Digging deeper, Mayes’ point has some surface appeal if you squint through an anti-2A lens—after all, when civilians intervene pre-police arrival, scenes get messy, with SYG providing civil immunity that shields good Samaritans from lawsuits. But here’s the clever counter: this collision is a feature, not a bug, of a free society. Law enforcement can’t be everywhere; SYG fills the gap, deterring crime (studies from the Crime Prevention Research Center show concealed carry and SYG correlate with violent crime drops of up to 10-15% in adopting states). In Arizona, SYG claims succeed only about 70% of the time per AG data, with rigorous reasonable belief standards preventing abuse—McKee’s case hinged on video evidence of the lunge, not whim. Mayes’ rhetoric smells like a Trojan horse for repeal, ignoring how SYG empowers the vulnerable (women, elderly) against predators, as seen in the 2022 Phoenix home invasion where a grandma dropped an intruder.

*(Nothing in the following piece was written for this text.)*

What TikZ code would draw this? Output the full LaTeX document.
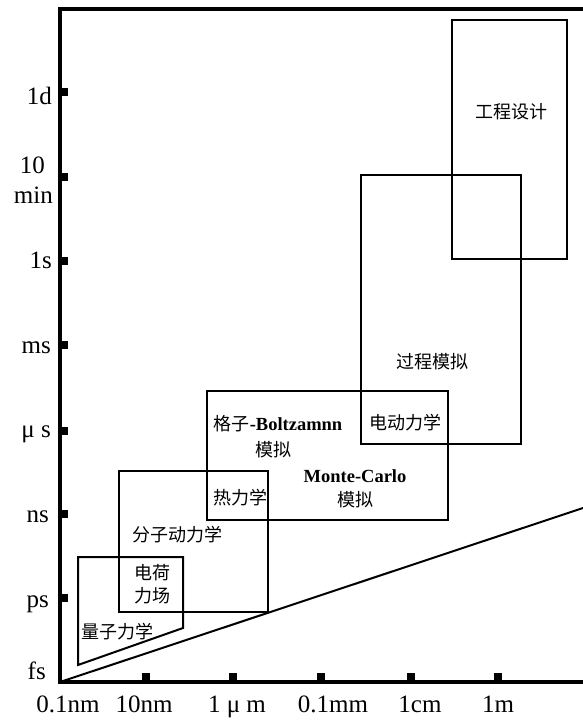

For the 2A community, this is a wake-up call: Dem AGs like Mayes are weaponizing optics to erode castle doctrine expansions. Implications? Expect more lawsuits testing SYG’s edges, ballot pushes in swing states, and federal whispers post-Bruen. Gun owners must rally with data—highlight SYG’s life-saving stats (thousands of defenses yearly)—and stories of cops praising armed citizens who neutralize threats before they escalate. Arizona’s cases prove SYG works as intended: rapid justice when badges are minutes away. Stand firm; the right to self-preservation isn’t negotiable.